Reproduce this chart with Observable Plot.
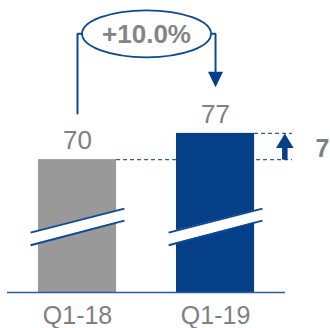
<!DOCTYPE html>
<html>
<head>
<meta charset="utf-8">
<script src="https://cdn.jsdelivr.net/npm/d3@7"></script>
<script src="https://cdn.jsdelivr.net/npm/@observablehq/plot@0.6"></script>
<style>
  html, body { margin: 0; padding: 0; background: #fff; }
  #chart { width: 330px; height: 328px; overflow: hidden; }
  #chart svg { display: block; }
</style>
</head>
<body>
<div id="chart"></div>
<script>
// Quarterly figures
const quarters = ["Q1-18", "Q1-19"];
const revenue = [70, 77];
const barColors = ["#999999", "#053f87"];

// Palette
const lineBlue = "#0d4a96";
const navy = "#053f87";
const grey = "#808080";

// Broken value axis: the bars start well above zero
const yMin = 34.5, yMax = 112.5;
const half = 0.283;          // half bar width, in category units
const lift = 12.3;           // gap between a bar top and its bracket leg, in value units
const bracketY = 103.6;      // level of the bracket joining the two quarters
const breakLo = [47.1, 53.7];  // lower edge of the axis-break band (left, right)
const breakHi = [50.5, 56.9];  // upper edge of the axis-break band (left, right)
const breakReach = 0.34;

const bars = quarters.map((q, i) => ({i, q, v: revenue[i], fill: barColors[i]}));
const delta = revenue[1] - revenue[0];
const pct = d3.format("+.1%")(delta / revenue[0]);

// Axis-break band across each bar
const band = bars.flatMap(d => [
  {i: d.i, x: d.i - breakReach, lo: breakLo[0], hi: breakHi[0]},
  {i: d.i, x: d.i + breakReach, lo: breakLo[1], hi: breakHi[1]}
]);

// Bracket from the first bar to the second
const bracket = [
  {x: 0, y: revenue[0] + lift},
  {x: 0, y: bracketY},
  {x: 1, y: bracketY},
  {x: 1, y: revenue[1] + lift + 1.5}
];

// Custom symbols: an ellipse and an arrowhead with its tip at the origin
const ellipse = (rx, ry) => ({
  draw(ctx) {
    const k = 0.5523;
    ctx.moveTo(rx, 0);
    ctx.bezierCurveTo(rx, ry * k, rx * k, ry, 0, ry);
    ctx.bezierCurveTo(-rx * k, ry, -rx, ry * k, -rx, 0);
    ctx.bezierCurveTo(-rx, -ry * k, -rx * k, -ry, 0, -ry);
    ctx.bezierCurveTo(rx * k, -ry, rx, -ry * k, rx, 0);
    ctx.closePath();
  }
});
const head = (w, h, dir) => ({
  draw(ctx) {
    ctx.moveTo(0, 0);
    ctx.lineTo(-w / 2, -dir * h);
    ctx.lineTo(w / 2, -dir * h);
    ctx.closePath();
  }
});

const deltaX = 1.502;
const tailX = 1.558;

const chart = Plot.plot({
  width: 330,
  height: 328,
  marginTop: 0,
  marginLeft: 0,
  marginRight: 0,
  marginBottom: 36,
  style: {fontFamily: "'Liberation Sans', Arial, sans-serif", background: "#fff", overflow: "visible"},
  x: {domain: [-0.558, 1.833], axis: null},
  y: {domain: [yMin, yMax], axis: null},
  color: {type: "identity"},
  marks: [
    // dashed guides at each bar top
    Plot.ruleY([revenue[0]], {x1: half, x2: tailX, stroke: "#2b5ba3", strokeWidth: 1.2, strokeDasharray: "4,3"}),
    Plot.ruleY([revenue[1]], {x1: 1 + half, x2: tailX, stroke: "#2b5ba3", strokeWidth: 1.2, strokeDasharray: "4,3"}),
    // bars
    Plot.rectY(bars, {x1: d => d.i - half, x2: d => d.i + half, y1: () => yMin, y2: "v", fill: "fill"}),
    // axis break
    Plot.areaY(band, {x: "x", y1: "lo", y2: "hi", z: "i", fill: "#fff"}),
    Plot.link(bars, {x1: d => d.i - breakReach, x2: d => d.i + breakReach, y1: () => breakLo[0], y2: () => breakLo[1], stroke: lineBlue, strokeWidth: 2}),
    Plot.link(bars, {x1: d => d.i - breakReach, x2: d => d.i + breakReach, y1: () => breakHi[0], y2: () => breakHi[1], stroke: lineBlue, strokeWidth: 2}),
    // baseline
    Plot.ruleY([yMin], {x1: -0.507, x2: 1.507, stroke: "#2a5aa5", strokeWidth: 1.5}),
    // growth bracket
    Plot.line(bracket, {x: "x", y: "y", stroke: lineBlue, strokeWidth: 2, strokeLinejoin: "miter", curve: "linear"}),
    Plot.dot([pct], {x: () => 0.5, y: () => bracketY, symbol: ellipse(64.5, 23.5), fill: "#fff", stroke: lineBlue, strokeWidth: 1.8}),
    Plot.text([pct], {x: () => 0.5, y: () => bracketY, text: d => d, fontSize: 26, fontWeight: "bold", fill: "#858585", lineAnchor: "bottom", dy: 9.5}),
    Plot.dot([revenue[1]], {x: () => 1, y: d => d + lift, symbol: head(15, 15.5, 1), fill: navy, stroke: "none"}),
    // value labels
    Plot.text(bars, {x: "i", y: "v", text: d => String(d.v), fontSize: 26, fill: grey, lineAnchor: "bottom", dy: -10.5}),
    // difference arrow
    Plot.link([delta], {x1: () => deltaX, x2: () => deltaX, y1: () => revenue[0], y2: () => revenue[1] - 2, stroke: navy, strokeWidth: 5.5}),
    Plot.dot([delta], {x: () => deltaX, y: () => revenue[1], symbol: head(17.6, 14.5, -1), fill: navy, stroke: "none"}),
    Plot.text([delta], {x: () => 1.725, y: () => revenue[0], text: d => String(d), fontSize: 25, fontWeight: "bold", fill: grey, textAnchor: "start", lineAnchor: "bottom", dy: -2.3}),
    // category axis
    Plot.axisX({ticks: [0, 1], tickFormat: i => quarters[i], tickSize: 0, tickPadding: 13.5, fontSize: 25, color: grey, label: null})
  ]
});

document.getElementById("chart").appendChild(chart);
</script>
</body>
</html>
--------------------
Set problem: Quote the material word for word, dropping any images it holds.

Exercise result:
Reproduce this chart with Observable Plot.
<!DOCTYPE html>
<html>
<head>
<meta charset="utf-8">
<script src="https://cdn.jsdelivr.net/npm/d3@7"></script>
<script src="https://cdn.jsdelivr.net/npm/@observablehq/plot@0.6"></script>
<style>
  html, body { margin: 0; padding: 0; background: #fff; }
  #chart { width: 330px; height: 328px; overflow: hidden; }
  #chart svg { display: block; }
</style>
</head>
<body>
<div id="chart"></div>
<script>
// Quarterly figures
const quarters = ["Q1-18", "Q1-19"];
const revenue = [70, 77];
const barColors = ["#999999", "#053f87"];

// Palette
const lineBlue = "#0d4a96";
const navy = "#053f87";
const grey = "#808080";

// Broken value axis: the bars start well above zero
const yMin = 34.5, yMax = 112.5;
const half = 0.283;          // half bar width, in category units
const lift = 12.3;           // gap between a bar top and its bracket leg, in value units
const bracketY = 103.6;      // level of the bracket joining the two quarters
const breakLo = [47.1, 53.7];  // lower edge of the axis-break band (left, right)
const breakHi = [50.5, 56.9];  // upper edge of the axis-break band (left, right)
const breakReach = 0.34;

const bars = quarters.map((q, i) => ({i, q, v: revenue[i], fill: barColors[i]}));
const delta = revenue[1] - revenue[0];
const pct = d3.format("+.1%")(delta / revenue[0]);

// Axis-break band across each bar
const band = bars.flatMap(d => [
  {i: d.i, x: d.i - breakReach, lo: breakLo[0], hi: breakHi[0]},
  {i: d.i, x: d.i + breakReach, lo: breakLo[1], hi: breakHi[1]}
]);

// Bracket from the first bar to the second
const bracket = [
  {x: 0, y: revenue[0] + lift},
  {x: 0, y: bracketY},
  {x: 1, y: bracketY},
  {x: 1, y: revenue[1] + lift + 1.5}
];

// Custom symbols: an ellipse and an arrowhead with its tip at the origin
const ellipse = (rx, ry) => ({
  draw(ctx) {
    const k = 0.5523;
    ctx.moveTo(rx, 0);
    ctx.bezierCurveTo(rx, ry * k, rx * k, ry, 0, ry);
    ctx.bezierCurveTo(-rx * k, ry, -rx, ry * k, -rx, 0);
    ctx.bezierCurveTo(-rx, -ry * k, -rx * k, -ry, 0, -ry);
    ctx.bezierCurveTo(rx * k, -ry, rx, -ry * k, rx, 0);
    ctx.closePath();
  }
});
const head = (w, h, dir) => ({
  draw(ctx) {
    ctx.moveTo(0, 0);
    ctx.lineTo(-w / 2, -dir * h);
    ctx.lineTo(w / 2, -dir * h);
    ctx.closePath();
  }
});

const deltaX = 1.502;
const tailX = 1.558;

const chart = Plot.plot({
  width: 330,
  height: 328,
  marginTop: 0,
  marginLeft: 0,
  marginRight: 0,
  marginBottom: 36,
  style: {fontFamily: "'Liberation Sans', Arial, sans-serif", background: "#fff", overflow: "visible"},
  x: {domain: [-0.558, 1.833], axis: null},
  y: {domain: [yMin, yMax], axis: null},
  color: {type: "identity"},
  marks: [
    // dashed guides at each bar top
    Plot.ruleY([revenue[0]], {x1: half, x2: tailX, stroke: "#2b5ba3", strokeWidth: 1.2, strokeDasharray: "4,3"}),
    Plot.ruleY([revenue[1]], {x1: 1 + half, x2: tailX, stroke: "#2b5ba3", strokeWidth: 1.2, strokeDasharray: "4,3"}),
    // bars
    Plot.rectY(bars, {x1: d => d.i - half, x2: d => d.i + half, y1: () => yMin, y2: "v", fill: "fill"}),
    // axis break
    Plot.areaY(band, {x: "x", y1: "lo", y2: "hi", z: "i", fill: "#fff"}),
    Plot.link(bars, {x1: d => d.i - breakReach, x2: d => d.i + breakReach, y1: () => breakLo[0], y2: () => breakLo[1], stroke: lineBlue, strokeWidth: 2}),
    Plot.link(bars, {x1: d => d.i - breakReach, x2: d => d.i + breakReach, y1: () => breakHi[0], y2: () => breakHi[1], stroke: lineBlue, strokeWidth: 2}),
    // baseline
    Plot.ruleY([yMin], {x1: -0.507, x2: 1.507, stroke: "#2a5aa5", strokeWidth: 1.5}),
    // growth bracket
    Plot.line(bracket, {x: "x", y: "y", stroke: lineBlue, strokeWidth: 2, strokeLinejoin: "miter", curve: "linear"}),
    Plot.dot([pct], {x: () => 0.5, y: () => bracketY, symbol: ellipse(64.5, 23.5), fill: "#fff", stroke: lineBlue, strokeWidth: 1.8}),
    Plot.text([pct], {x: () => 0.5, y: () => bracketY, text: d => d, fontSize: 26, fontWeight: "bold", fill: "#858585", lineAnchor: "bottom", dy: 9.5}),
    Plot.dot([revenue[1]], {x: () => 1, y: d => d + lift, symbol: head(15, 15.5, 1), fill: navy, stroke: "none"}),
    // value labels
    Plot.text(bars, {x: "i", y: "v", text: d => String(d.v), fontSize: 26, fill: grey, lineAnchor: "bottom", dy: -10.5}),
    // difference arrow
    Plot.link([delta], {x1: () => deltaX, x2: () => deltaX, y1: () => revenue[0], y2: () => revenue[1] - 2, stroke: navy, strokeWidth: 5.5}),
    Plot.dot([delta], {x: () => deltaX, y: () => revenue[1], symbol: head(17.6, 14.5, -1), fill: navy, stroke: "none"}),
    Plot.text([delta], {x: () => 1.725, y: () => revenue[0], text: d => String(d), fontSize: 25, fontWeight: "bold", fill: grey, textAnchor: "start", lineAnchor: "bottom", dy: -2.3}),
    // category axis
    Plot.axisX({ticks: [0, 1], tickFormat: i => quarters[i], tickSize: 0, tickPadding: 13.5, fontSize: 25, color: grey, label: null})
  ]
});

document.getElementById("chart").appendChild(chart);
</script>
</body>
</html>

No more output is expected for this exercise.